Sjolander quickly admits that his police duties are "another world" compared to the stresses of an urban cop, and he guesses some might knock him for his visibility, but the job still troubles him at times.

A couple of years ago, Sjolander noticed he was becoming anxious and angry. Gory car crashes, child sex abuse arrests and suicides were coming back to him. One autumn day, "I had an emotional, chaotic moment and I sat in the squad car and bawled," he said. "It wasn't the blues; it was scary."

Sjolander was diagnosed with PTSD, so he began medication and started seeing a therapist, something he discusses openly with colleagues.
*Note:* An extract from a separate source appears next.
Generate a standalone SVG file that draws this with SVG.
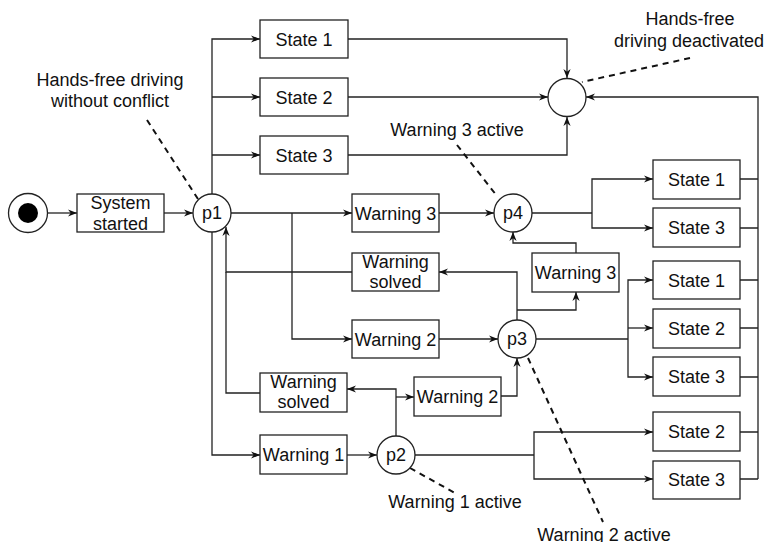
<svg xmlns="http://www.w3.org/2000/svg" width="764" height="542" viewBox="0 0 764 542">
  <style>
    .box { fill: #fff; stroke: #222; stroke-width: 1.3; }
    .place { fill: #fff; stroke: #222; stroke-width: 1.3; }
    .t { font-family: "Liberation Sans", Arial, sans-serif; font-size: 18px; fill: #111; text-anchor: middle; }
    .edge { fill: none; stroke: #222; stroke-width: 1.3; }
    .arrow { marker-end: url(#arr); }
    .note { fill: none; stroke: #111; stroke-width: 2; stroke-dasharray: 6 5; }
  </style>
  <defs>
    <marker id="arr" viewBox="0 0 10 10" refX="10" refY="5" markerWidth="9" markerHeight="9" orient="auto" markerUnits="userSpaceOnUse">
      <path d="M0,1 L10,5 L0,9 L3,5 z" fill="#111"/>
    </marker>
  </defs>
  <rect width="764" height="542" fill="#fff"/>

  <!-- connectors -->
  <g id="connectors">
    <path class="edge arrow" d="M48,213 H77"/>
    <path class="edge arrow" d="M164,213 H193"/>
    <path class="edge arrow" d="M212,194 V39 H260"/>
    <path class="edge arrow" d="M212,97 H260"/>
    <path class="edge arrow" d="M212,155 H260"/>
    <path class="edge arrow" d="M348,39 H567 V78"/>
    <path class="edge arrow" d="M348,97 H548"/>
    <path class="edge arrow" d="M348,155 H567 V117"/>
    <path class="edge arrow" d="M231,213 H352"/>
    <path class="edge arrow" d="M292,213 V339 H352"/>
    <path class="edge arrow" d="M439,213 H494"/>
    <path class="edge arrow" d="M439,339 H498"/>
    <path class="edge" d="M532,213 H592"/>
    <path class="edge arrow" d="M592,213 V179 H653"/>
    <path class="edge arrow" d="M592,213 V228 H653"/>
    <path class="edge arrow" d="M576,253 V243 H513 V232"/>
    <path class="edge arrow" d="M517,320 V272 H439"/>
    <path class="edge arrow" d="M517,310 H576 V292"/>
    <path class="edge" d="M536,339 H628"/>
    <path class="edge arrow" d="M628,339 V280 H653"/>
    <path class="edge arrow" d="M628,328 H653"/>
    <path class="edge arrow" d="M628,339 V377 H653"/>
    <path class="edge arrow" d="M352,272 H226 V227"/>
    <path class="edge" d="M260,393 H226 V272"/>
    <path class="edge arrow" d="M212,232 V455 H260"/>
    <path class="edge arrow" d="M347,455 H377"/>
    <path class="edge arrow" d="M396,436 V389 H347"/>
    <path class="edge arrow" d="M396,397 H414"/>
    <path class="edge arrow" d="M501,396 H517 V358"/>
    <path class="edge" d="M415,455 H534"/>
    <path class="edge arrow" d="M534,455 V432 H653"/>
    <path class="edge arrow" d="M534,455 V479 H653"/>
    <path class="edge" d="M740,179 H758 M740,228 H758 M740,280 H758 M740,328 H758 M740,377 H758 M740,432 H758 M740,479 H758"/>
    <path class="edge arrow" d="M758,479 V97 H586"/>
    <!-- dashed annotation leaders -->
    <path class="note" d="M147,120 L198,199"/>
    <path class="note" d="M690,58 L582,82"/>
    <path class="note" d="M457,145 L497,196"/>
    <path class="note" d="M410,468 L455,493"/>
    <path class="note" d="M528,358 L603,522"/>
  </g>

  <!-- nodes -->
  <g id="start">
    <circle cx="28" cy="213" r="19.5" class="place"/>
    <circle cx="28" cy="213" r="10" fill="#000"/>
  </g>
  <g id="system-started">
    <rect x="77" y="194" width="87" height="38" class="box"/>
    <text x="120.5" y="209" class="t">System</text>
    <text x="120.5" y="230" class="t">started</text>
  </g>
  <g id="p1">
    <circle cx="212" cy="213" r="19" class="place"/>
    <text x="212" y="219" class="t">p1</text>
  </g>
  <g id="state1-top">
    <rect x="260" y="20" width="88" height="38" class="box"/>
    <text x="304" y="45.5" class="t">State 1</text>
  </g>
  <g id="state2-top">
    <rect x="260" y="78" width="88" height="38" class="box"/>
    <text x="304" y="103.5" class="t">State 2</text>
  </g>
  <g id="state3-top">
    <rect x="260" y="136" width="88" height="38" class="box"/>
    <text x="304" y="161.5" class="t">State 3</text>
  </g>
  <g id="end">
    <circle cx="567" cy="97.5" r="19" class="place"/>
  </g>
  <g id="warning3">
    <rect x="352" y="194" width="87" height="38" class="box"/>
    <text x="395.5" y="219.5" class="t">Warning 3</text>
  </g>
  <g id="warning-solved-upper">
    <rect x="352" y="253" width="87" height="38" class="box"/>
    <text x="395.5" y="268" class="t">Warning</text>
    <text x="395.5" y="288" class="t">solved</text>
  </g>
  <g id="warning2">
    <rect x="352" y="320" width="87" height="38" class="box"/>
    <text x="395.5" y="345.5" class="t">Warning 2</text>
  </g>
  <g id="p4">
    <circle cx="513" cy="213" r="19" class="place"/>
    <text x="513" y="219" class="t">p4</text>
  </g>
  <g id="warning3-retry">
    <rect x="532" y="253" width="87" height="39" class="box"/>
    <text x="575.5" y="278.5" class="t">Warning 3</text>
  </g>
  <g id="p3">
    <circle cx="517" cy="339" r="19" class="place"/>
    <text x="517" y="345" class="t">p3</text>
  </g>
  <g id="p4-state1">
    <rect x="653" y="160" width="87" height="39" class="box"/>
    <text x="696.5" y="185.5" class="t">State 1</text>
  </g>
  <g id="p4-state3">
    <rect x="653" y="208" width="87" height="39" class="box"/>
    <text x="696.5" y="233.5" class="t">State 3</text>
  </g>
  <g id="p3-state1">
    <rect x="653" y="261" width="87" height="38" class="box"/>
    <text x="696.5" y="286.5" class="t">State 1</text>
  </g>
  <g id="p3-state2">
    <rect x="653" y="309" width="87" height="39" class="box"/>
    <text x="696.5" y="334.5" class="t">State 2</text>
  </g>
  <g id="p3-state3">
    <rect x="653" y="357" width="87" height="39" class="box"/>
    <text x="696.5" y="382.5" class="t">State 3</text>
  </g>
  <g id="warning-solved-lower">
    <rect x="260" y="373" width="87" height="39" class="box"/>
    <text x="303.5" y="388" class="t">Warning</text>
    <text x="303.5" y="408" class="t">solved</text>
  </g>
  <g id="warning2-retry">
    <rect x="414" y="377" width="87" height="39" class="box"/>
    <text x="457.5" y="402.5" class="t">Warning 2</text>
  </g>
  <g id="warning1">
    <rect x="260" y="435" width="87" height="39" class="box"/>
    <text x="303.5" y="461" class="t">Warning 1</text>
  </g>
  <g id="p2">
    <circle cx="396" cy="455" r="19" class="place"/>
    <text x="396" y="461" class="t">p2</text>
  </g>
  <g id="p2-state2">
    <rect x="653" y="412" width="87" height="39" class="box"/>
    <text x="696.5" y="438" class="t">State 2</text>
  </g>
  <g id="p2-state3">
    <rect x="653" y="461" width="87" height="38" class="box"/>
    <text x="696.5" y="486" class="t">State 3</text>
  </g>

  <!-- annotations -->
  <g id="labels">
    <text x="110" y="86" class="t">Hands-free driving</text>
    <text x="110" y="107" class="t">without conflict</text>
    <text x="690" y="25" class="t">Hands-free</text>
    <text x="689" y="47" class="t">driving deactivated</text>
    <text x="457" y="136" class="t">Warning 3 active</text>
    <text x="455" y="508" class="t">Warning 1 active</text>
    <text x="604" y="541" class="t">Warning 2 active</text>
  </g>
</svg>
"My big thing now, as a chief, is trying to focus on getting my co-workers to be good, well-rounded people," Sjolander said. "You see officers 10 years into the job and they have become super cynical. They forget there's a large segment of society that's good, that we don't see as often. You have to look for the positive."

Luckily, Sjolander has his family, his colleagues and his music. He still plays songs by AC/DC. Though he doesn't drink, smoke or gamble, he spends some of his weekends rocking out at Treasure Island. He and his wife, Rebecca, a schoolteacher, get a room. She spends time by the pool with their daughter, Layla, named after the Eric Clapton hit.

Almost as an aside, Sjolander mentioned that his mother had died in 2015. He hadn't seen her since about 1986, though he'd tried several times. It was a life he left a long time ago, but one that indelibly shaped him.

His sister found out about their mother's death by reading an obituary. It did not mention that she had children.